Line rigging and terminal tackle for Bahamas bonefish

By Ray Mackey, Tranquility Hill Lodge, Behring Point, Andros, Bahamas

Here’s all you need to know; when bonefishing in the Bahamas, your line should be in the intermediate range, with a 6 to 9 foot leader, and with a tippet not less than 12 pound test. This is the recognized gear for flyfishing in Andros, in the North, Middle and South Bight, where your bones generally average four pounds, but where you are apt to catch a double digit bone at any time.

If one prefers a floating fly line, then you should get a sinking tip on your fly line; this would assist you in taking your fly to an intermediate level for better fishing. Eightweight fly rods are good when you have a fairly smooth day and are fishing for fish under double digits, but when you are fishing for bigger, heavier bonefish it would be better to move up to a nine-weight, and even use a ten in the event of a strong wind.

Your fly should be either a number one or two tan Clouser, with red eyes; bead eyes in shallow water and lead eyes in deep water. You can also use shrimp colored Gotchas with lots of sparkles. A fly called the Toad has been proven to be a good fly for big bones, also.

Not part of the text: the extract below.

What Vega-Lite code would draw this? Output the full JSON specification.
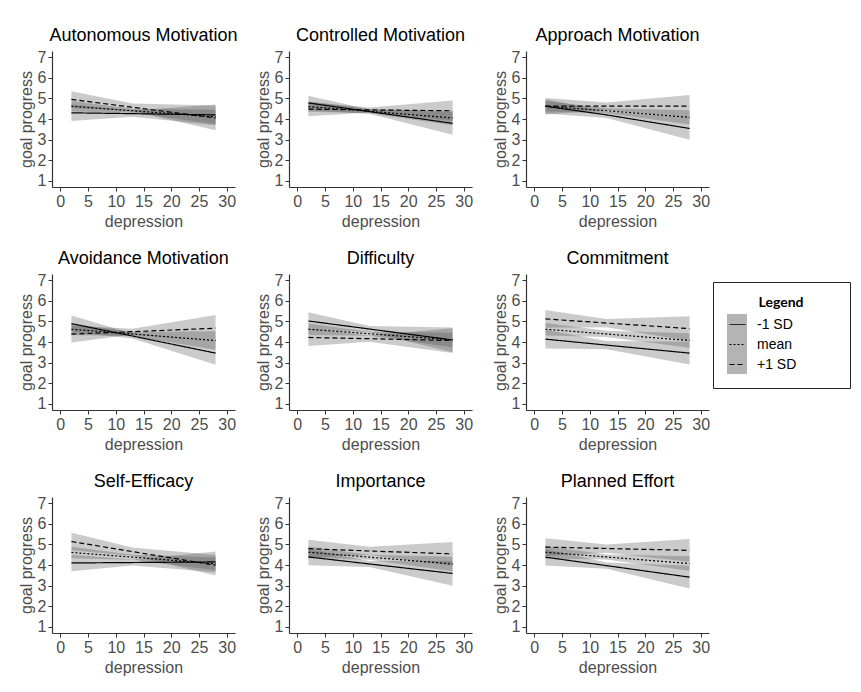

The 15′ leaders are not necessary; as we said earlier, we would recommend leaders anywhere between 6′ to 9′ nine feet. This is the maximum length needed for fishing in these areas; anything longer than that gives you a lack of control, especially for the new angler. The rules are different when fishing for tarpon. Your basic gear can remain the same as for the larger bones, except we recommend a twenty to thirty pound tippet. Use a floating line to keep your fly near the surface.